Rose (Odessa Young) and Fred (Logan Lerman) move to Vermont so that Fred can pursue a career as a professor at a local college. They arrange to stay with Stanley Hyman (Michael Stuhlbarg), a respected professor, and his wife Shirley Jackson (Elisabeth Moss), a famed horror author. Rose, who has academic ambitions of her own, is relegated to cleaning the house and keeping an eye on the reclusive Shirley in exchange for their room and board. Initially resistant to the idea and Shirley’s toxic mood swings, Rose eventually comes to see Shirley for who she really is, as the author also begins to take a liking to her unwanted babysitter.

This film is meant to be a biopic of Jackson, who wrote many well-known short stories and several books over the course of her career in the mid-1900s. Shirley is indeed a featured character, but this film doesn’t really get to know her. It opens with her already mostly confined to her home, expressing displeasure at her husband’s penchant for affairs with other women, something that she has approved so long as phone calls from any of them don’t interrupt their dinner. Shirley has clearly been through a lot, and her eagerness to find inspiration in newspaper clippings about a missing college girl takes most of her focus until Rose demonstrates her value.

Much of this film features Shirley and Stanley delighting at chipping away at whatever self-confidence their younger guests have.
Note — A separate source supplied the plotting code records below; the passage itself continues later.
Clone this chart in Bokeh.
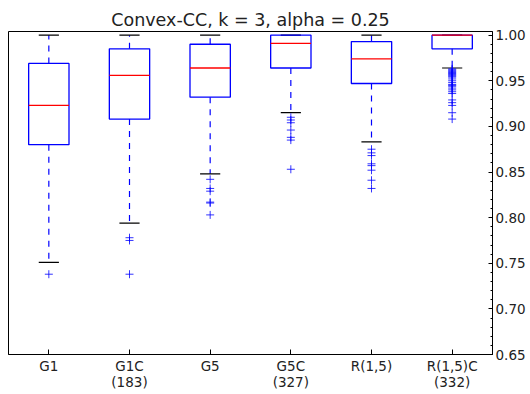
from bokeh.plotting import figure
from bokeh.models import Range1d, FixedTicker, ColumnDataSource
from bokeh.embed import file_html
from bokeh.resources import INLINE

title = "Convex-CC, k = 3, alpha = 0.25"
categories = ["G1", "G1C\n(183)", "G5", "G5C\n(327)", "R(1,5)", "R(1,5)C\n(332)"]
positions = [1, 2, 3, 4, 5, 6]
whisker_low = [0.751, 0.794, 0.848, 0.915, 0.883, 0.964]
q1 = [0.880, 0.908, 0.932, 0.964, 0.947, 0.985]
median = [0.923, 0.956, 0.964, 0.991, 0.974, 1.000]
q3 = [0.969, 0.985, 0.990, 1.000, 0.993, 1.000]
whisker_high = [1.000, 1.000, 1.000, 1.000, 1.000, 1.000]
fliers = [
    [0.738],
    [0.778, 0.775, 0.738],
    [0.842, 0.832, 0.829, 0.817, 0.816, 0.803],
    [0.910, 0.907, 0.904, 0.896, 0.888, 0.885, 0.853],
    [0.875, 0.871, 0.868, 0.859, 0.857, 0.852, 0.841, 0.832],
    [0.963, 0.962, 0.961, 0.960, 0.959, 0.958, 0.957, 0.956, 0.955, 0.954,
     0.952, 0.950, 0.948, 0.946, 0.945, 0.944, 0.942, 0.940, 0.938, 0.936,
     0.929, 0.926, 0.923, 0.915, 0.908],
]
y_ticks = [0.65, 0.70, 0.75, 0.80, 0.85, 0.90, 0.95, 1.00]
y_tick_labels = ["0.65", "0.70", "0.75", "0.80", "0.85", "0.90", "0.95", "1.00"]

box_w = 0.5
cap_w = 0.25

p = figure(width=530, height=394, output_backend="svg", toolbar_location=None,
           x_range=Range1d(0.5, 6.5), y_range=Range1d(0.65, 1.004),
           y_axis_location="right", min_border_left=8, min_border_right=38,
           min_border_top=31, min_border_bottom=40)
p.title.text = title
p.title.align = "center"
p.title.text_font = "DejaVu Sans"
p.title.text_font_size = "17.5px"
p.title.text_font_style = "normal"
p.title.text_color = "#222222"
p.title.standoff = 3
p.grid.visible = False
p.outline_line_color = "black"
p.outline_line_alpha = 1
p.outline_line_width = 1
p.background_fill_color = "white"
p.border_fill_color = "white"

src = ColumnDataSource(dict(x=positions, lo=whisker_low, q1=q1, med=median, q3=q3, hi=whisker_high))
src.data["xl"] = [x - box_w / 2 for x in positions]
src.data["xr"] = [x + box_w / 2 for x in positions]
src.data["cl"] = [x - cap_w / 2 for x in positions]
src.data["cr"] = [x + cap_w / 2 for x in positions]

# whiskers
p.segment(x0="x", y0="q3", x1="x", y1="hi", source=src, line_color="blue", line_width=1.2, line_dash="6 6")
p.segment(x0="x", y0="q1", x1="x", y1="lo", source=src, line_color="blue", line_width=1.2, line_dash="6 6")
# caps
p.segment(x0="cl", y0="hi", x1="cr", y1="hi", source=src, line_color="black", line_width=1.2)
p.segment(x0="cl", y0="lo", x1="cr", y1="lo", source=src, line_color="black", line_width=1.2)
# boxes
p.quad(left="xl", right="xr", bottom="q1", top="q3", source=src, fill_alpha=0, line_color="blue", line_width=1.3)
# medians
p.segment(x0="xl", y0="med", x1="xr", y1="med", source=src, line_color="red", line_width=1.3)
# fliers
fx, fy = [], []
for pos, vals in zip(positions, fliers):
    for v in vals:
        fx.append(pos)
        fy.append(v)
p.scatter(fx, fy, marker="cross", size=8, line_color="blue", line_width=1, line_alpha=0.8)

for ax in p.xaxis:
    ax.ticker = FixedTicker(ticks=positions, minor_ticks=[])
    ax.major_label_overrides = {pos: lab for pos, lab in zip(positions, categories)}
    ax.major_tick_in = 5
    ax.major_tick_out = 0
    ax.minor_tick_in = 0
    ax.minor_tick_out = 0
    ax.axis_line_color = "black"
    ax.major_label_text_font = "DejaVu Sans"
    ax.major_label_text_font_size = "13.5px"
    ax.major_label_text_color = "#222222"
    ax.major_label_text_line_height = 1.0
    ax.major_label_standoff = 3
for ax in p.yaxis:
    ax.ticker = FixedTicker(ticks=y_ticks, minor_ticks=[round(0.65 + 0.01 * i, 2) for i in range(36)])
    ax.major_label_overrides = {t: lab for t, lab in zip(y_ticks, y_tick_labels)}
    ax.major_tick_in = 4
    ax.major_tick_out = 0
    ax.minor_tick_in = 2
    ax.minor_tick_out = 0
    ax.axis_line_color = "black"
    ax.major_label_text_font = "DejaVu Sans"
    ax.major_label_text_font_size = "13.5px"
    ax.major_label_text_color = "#222222"
    ax.major_label_standoff = 3

open("out.html", "w").write(file_html(p, INLINE))
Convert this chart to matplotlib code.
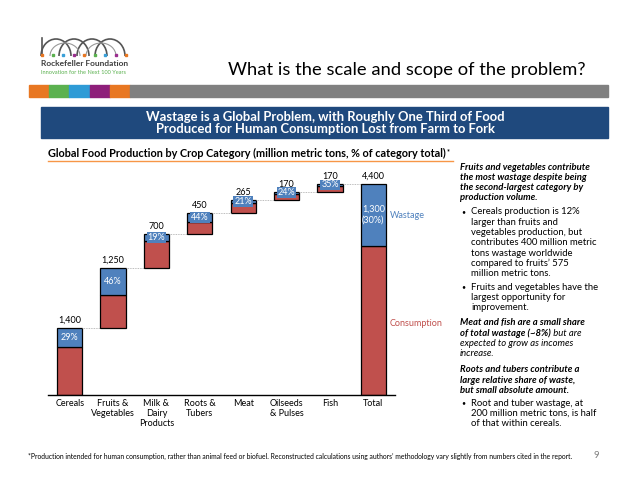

Shirley comes on strong early as she gets into Rose’s head, and Stanley refuses to acknowledge Fred as anything more than competent when he asks him for a recommendation so that he can fast-track his career. Whatever talents they may have, Shirley and Stanley are not nice people, and this film often feels just as alienating as its characters. Moss and Stuhlbarg are indeed good, disappearing into their roles, but that’s enough to make this long and tedious film, a different kind of horror filled with horrific people, palatable.